Intervention de Pascale Boistard

Réunion du 21 juillet 2015 à 9h30
Questions orales — Nationalité française par mariage et moment d'appréciation de la nationalité du conjoint du déclarant

Pascale Boistard, secrétaire d'État auprès de la ministre des affaires sociales, de la santé et des droits des femmes, chargée des droits des femmes :

Monsieur le sénateur Jean-Yves Leconte, je vous prie tout d’abord de bien vouloir excuser l’absence de M. le ministre de l’intérieur.

Il résulte des termes de l’article 21-2 du code civil que la faculté pour un étranger ou un apatride d’acquérir la nationalité française par déclaration à raison de son mariage avec un Français, en application de cet article, est notamment soumise au respect de la double condition suivante : le conjoint doit être français au jour du mariage et avoir conservé cette nationalité à la date de souscription de la déclaration. Ces deux exigences étaient déjà énoncées par l’article 37-1 du code de la nationalité française, dans sa rédaction issue de la loi n° 73-42 du 9 janvier 1973.

Pour permettre à l’administration de s’assurer du respect de cette double condition, l’article 14-1 du décret n°93-1362 du 30 décembre 1993 relatif aux déclarations de nationalité, aux décisions de naturalisation, de réintégration, de perte, de déchéance et de retrait de la nationalité française prévoit que le déclarant doit notamment joindre à sa déclaration « un certificat de nationalité française, les actes de l’état civil ou tous autres documents émanant des autorités françaises de nature à établir que son conjoint avait la nationalité française au jour du mariage et l’a conservée ».

Cette disposition réglementaire très ancienne ne « déplace » pas du jour de la déclaration au jour du mariage la condition de possession par le conjoint de la nationalité française : elle se borne à préciser les modalités selon lesquelles cette possession doit être justifiée par le déclarant.
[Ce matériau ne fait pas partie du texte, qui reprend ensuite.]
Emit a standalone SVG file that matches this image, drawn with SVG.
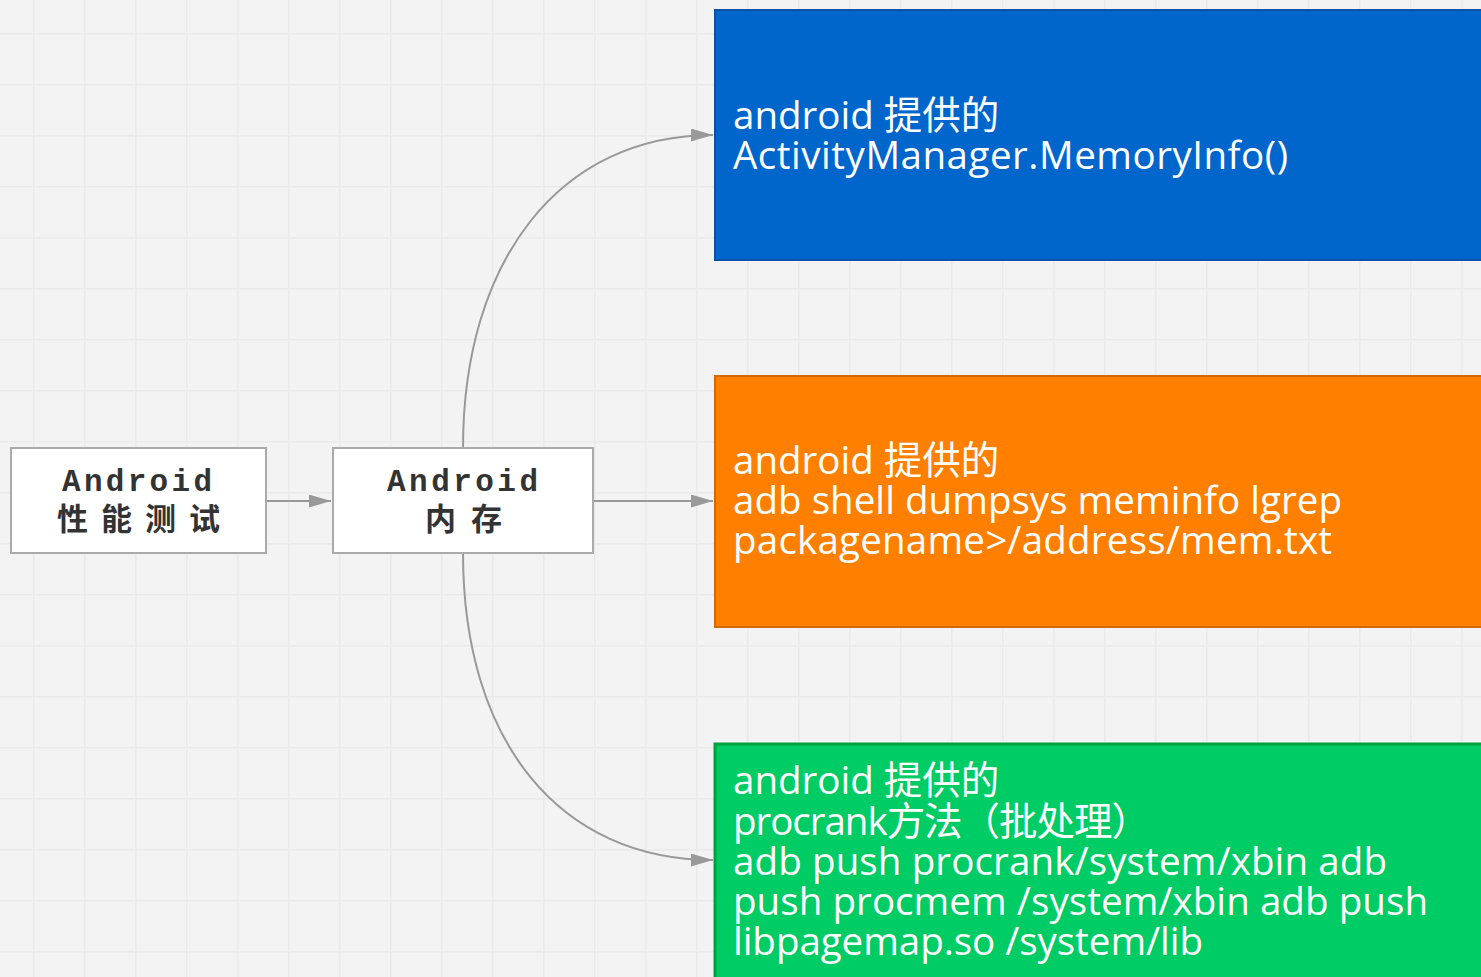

Vous indiquez que cette interprétation des dispositions de l’article 21-2 empêche l’étranger dont le conjoint jouit de la possession d’état de Français au jour du mariage, sans être français juridiquement, de bénéficier du droit à acquérir la nationalité française à raison de son mariage. Selon vous, la possession d’état de Français au jour du mariage devrait être assimilée à la possession de la nationalité française pour l’application de l’article 21-2.

Je ne partage pas cette position.

La possession d’état de Français se caractérise par un ensemble de faits, dont l’appréciation est purement objective. Ces faits de possession d’état doivent traduire l’apparence du lien juridique unissant l’individu à l’État français et faire présumer la réunion de toutes les conditions légales nécessaires à l’existence de ce lien. C’est pourquoi l’article 21-13 du code civil offre la possibilité aux personnes qui ont joui, de façon constante, de la possession d’état de Français pendant une période de dix années d’acquérir la nationalité française par déclaration. Le but de cette disposition est de permettre à des personnes qui ne sont pas juridiquement françaises de régulariser leur situation après découverte de leur extranéité.

Ainsi, seuls certains éléments pertinents peuvent être retenus comme constitutifs de la possession d’état de Français, c’est-à-dire relatifs au lien juridique de nationalité, tels que les droits civiques et électoraux, les obligations militaires, les éventuelles immatriculations consulaires. En revanche, des circonstances traduisant un lien culturel, sociologique ou affectif ne sont pas pertinentes au regard de l’appréciation de la possession d’état de Français. Dès lors, cette notion de fait – et non de droit – qu’est la possession d’état de Français doit être constatée juridiquement.

Comme pour toutes les déclarations, l’acquisition de la nationalité française au titre de l’article 21-13 du code civil prend effet à compter de la date de souscription de la déclaration. Or l’article 21-2 du code civil exige que l’époux français soit juridiquement français en droit, et non, comme vous le mentionnez à juste titre, qu’il soit « considéré » comme français.

Monsieur le sénateur, s’il n’est pas envisagé de modifier les dispositions existantes, je peux en revanche vous rejoindre sur le fait que les demandes de naturalisation par décret présentées dans les conditions de droit commun par des personnes se trouvant dans cette situation doivent pouvoir faire l’objet d’un examen bienveillant. Soyez assuré que, dans ce cadre, le mariage avec un ressortissant français constitue, à l’évidence, un élément d’appréciation favorable.

Je dois également vous indiquer que la situation que vous visez est très rare : selon les données recueillies par mes services, moins d’une dizaine de cas sont identifiés chaque année.